>> BEGIN DATA LINES
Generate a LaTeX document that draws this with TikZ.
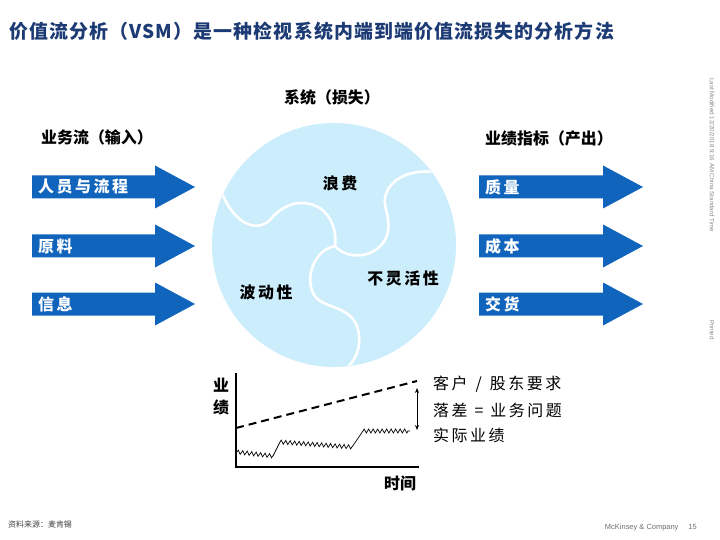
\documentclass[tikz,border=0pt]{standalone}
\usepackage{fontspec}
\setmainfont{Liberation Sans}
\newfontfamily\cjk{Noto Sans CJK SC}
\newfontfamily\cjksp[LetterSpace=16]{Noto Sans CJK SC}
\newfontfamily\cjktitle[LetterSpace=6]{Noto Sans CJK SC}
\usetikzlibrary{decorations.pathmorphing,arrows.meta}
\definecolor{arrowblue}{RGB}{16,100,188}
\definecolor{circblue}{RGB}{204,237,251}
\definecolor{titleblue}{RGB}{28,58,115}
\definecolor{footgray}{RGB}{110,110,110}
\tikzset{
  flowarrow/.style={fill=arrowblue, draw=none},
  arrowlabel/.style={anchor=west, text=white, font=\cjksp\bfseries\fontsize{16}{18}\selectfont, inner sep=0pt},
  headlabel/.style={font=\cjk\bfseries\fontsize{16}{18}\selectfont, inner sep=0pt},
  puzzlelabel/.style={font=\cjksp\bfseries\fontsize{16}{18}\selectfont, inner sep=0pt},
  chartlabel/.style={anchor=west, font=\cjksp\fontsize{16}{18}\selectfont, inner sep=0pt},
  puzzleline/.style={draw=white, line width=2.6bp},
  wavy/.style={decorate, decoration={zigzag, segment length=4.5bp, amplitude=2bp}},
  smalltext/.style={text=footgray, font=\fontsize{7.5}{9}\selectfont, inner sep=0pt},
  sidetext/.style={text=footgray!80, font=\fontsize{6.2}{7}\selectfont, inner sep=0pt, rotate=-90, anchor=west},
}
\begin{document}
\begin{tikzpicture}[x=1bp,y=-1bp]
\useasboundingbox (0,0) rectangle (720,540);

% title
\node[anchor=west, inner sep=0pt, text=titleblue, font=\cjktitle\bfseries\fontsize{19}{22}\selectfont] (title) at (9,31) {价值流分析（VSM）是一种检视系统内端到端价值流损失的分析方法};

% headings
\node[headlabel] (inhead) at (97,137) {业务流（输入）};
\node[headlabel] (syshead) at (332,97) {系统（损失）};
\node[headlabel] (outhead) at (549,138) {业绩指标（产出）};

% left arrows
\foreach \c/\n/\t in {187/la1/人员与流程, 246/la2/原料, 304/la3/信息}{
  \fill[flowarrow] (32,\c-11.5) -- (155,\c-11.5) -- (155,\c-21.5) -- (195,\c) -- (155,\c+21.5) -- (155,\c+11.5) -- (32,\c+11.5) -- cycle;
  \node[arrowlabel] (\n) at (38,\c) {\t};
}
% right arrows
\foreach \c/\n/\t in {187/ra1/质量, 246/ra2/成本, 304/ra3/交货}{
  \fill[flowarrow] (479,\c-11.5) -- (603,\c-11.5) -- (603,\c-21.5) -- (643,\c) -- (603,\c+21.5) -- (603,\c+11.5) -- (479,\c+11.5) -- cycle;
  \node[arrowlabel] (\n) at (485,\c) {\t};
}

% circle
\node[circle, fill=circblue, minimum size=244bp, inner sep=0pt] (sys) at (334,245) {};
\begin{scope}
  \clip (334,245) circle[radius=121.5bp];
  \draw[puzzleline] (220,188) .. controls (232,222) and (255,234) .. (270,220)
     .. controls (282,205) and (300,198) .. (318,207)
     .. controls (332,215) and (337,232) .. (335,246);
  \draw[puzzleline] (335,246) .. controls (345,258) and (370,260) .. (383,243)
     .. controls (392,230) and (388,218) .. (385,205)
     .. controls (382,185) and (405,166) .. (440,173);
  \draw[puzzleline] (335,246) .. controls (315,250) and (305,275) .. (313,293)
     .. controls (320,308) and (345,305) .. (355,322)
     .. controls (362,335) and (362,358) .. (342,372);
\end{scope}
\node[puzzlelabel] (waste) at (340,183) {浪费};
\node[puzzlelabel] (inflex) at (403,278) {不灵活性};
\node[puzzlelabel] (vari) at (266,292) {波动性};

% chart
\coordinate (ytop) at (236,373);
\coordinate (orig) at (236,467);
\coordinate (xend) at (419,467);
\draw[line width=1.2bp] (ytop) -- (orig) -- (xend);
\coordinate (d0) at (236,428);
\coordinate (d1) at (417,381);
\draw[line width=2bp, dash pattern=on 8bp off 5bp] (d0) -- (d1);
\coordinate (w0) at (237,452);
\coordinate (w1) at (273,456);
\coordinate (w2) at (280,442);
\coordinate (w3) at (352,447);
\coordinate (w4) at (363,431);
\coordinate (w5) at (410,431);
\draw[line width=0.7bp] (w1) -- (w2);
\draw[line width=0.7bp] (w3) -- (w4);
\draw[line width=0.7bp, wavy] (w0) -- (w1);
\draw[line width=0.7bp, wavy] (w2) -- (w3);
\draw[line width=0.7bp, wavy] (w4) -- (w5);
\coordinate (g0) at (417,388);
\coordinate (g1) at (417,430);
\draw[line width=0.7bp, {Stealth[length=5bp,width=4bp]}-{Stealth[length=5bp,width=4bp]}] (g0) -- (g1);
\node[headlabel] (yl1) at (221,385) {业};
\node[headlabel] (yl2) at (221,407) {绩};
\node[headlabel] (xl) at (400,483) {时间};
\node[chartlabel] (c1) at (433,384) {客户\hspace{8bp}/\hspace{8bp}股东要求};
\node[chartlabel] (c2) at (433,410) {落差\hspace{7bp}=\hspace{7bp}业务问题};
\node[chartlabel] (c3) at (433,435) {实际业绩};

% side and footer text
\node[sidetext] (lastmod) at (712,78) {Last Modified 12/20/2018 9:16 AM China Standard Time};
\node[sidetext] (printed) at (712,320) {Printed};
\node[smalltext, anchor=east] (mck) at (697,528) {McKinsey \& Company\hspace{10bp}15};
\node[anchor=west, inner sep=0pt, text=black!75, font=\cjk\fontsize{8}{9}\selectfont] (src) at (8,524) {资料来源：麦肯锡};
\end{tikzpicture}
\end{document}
>> END DATA LINES
Emit the lines of the material exactly, from its first line to the line containing "(0,0) rectangle (720,540);", inclusive; leave every picture out.

OUTPUT FOR THIS EXERCISE:
Generate a LaTeX document that draws this with TikZ.
\documentclass[tikz,border=0pt]{standalone}
\usepackage{fontspec}
\setmainfont{Liberation Sans}
\newfontfamily\cjk{Noto Sans CJK SC}
\newfontfamily\cjksp[LetterSpace=16]{Noto Sans CJK SC}
\newfontfamily\cjktitle[LetterSpace=6]{Noto Sans CJK SC}
\usetikzlibrary{decorations.pathmorphing,arrows.meta}
\definecolor{arrowblue}{RGB}{16,100,188}
\definecolor{circblue}{RGB}{204,237,251}
\definecolor{titleblue}{RGB}{28,58,115}
\definecolor{footgray}{RGB}{110,110,110}
\tikzset{
  flowarrow/.style={fill=arrowblue, draw=none},
  arrowlabel/.style={anchor=west, text=white, font=\cjksp\bfseries\fontsize{16}{18}\selectfont, inner sep=0pt},
  headlabel/.style={font=\cjk\bfseries\fontsize{16}{18}\selectfont, inner sep=0pt},
  puzzlelabel/.style={font=\cjksp\bfseries\fontsize{16}{18}\selectfont, inner sep=0pt},
  chartlabel/.style={anchor=west, font=\cjksp\fontsize{16}{18}\selectfont, inner sep=0pt},
  puzzleline/.style={draw=white, line width=2.6bp},
  wavy/.style={decorate, decoration={zigzag, segment length=4.5bp, amplitude=2bp}},
  smalltext/.style={text=footgray, font=\fontsize{7.5}{9}\selectfont, inner sep=0pt},
  sidetext/.style={text=footgray!80, font=\fontsize{6.2}{7}\selectfont, inner sep=0pt, rotate=-90, anchor=west},
}
\begin{document}
\begin{tikzpicture}[x=1bp,y=-1bp]
\useasboundingbox (0,0) rectangle (720,540);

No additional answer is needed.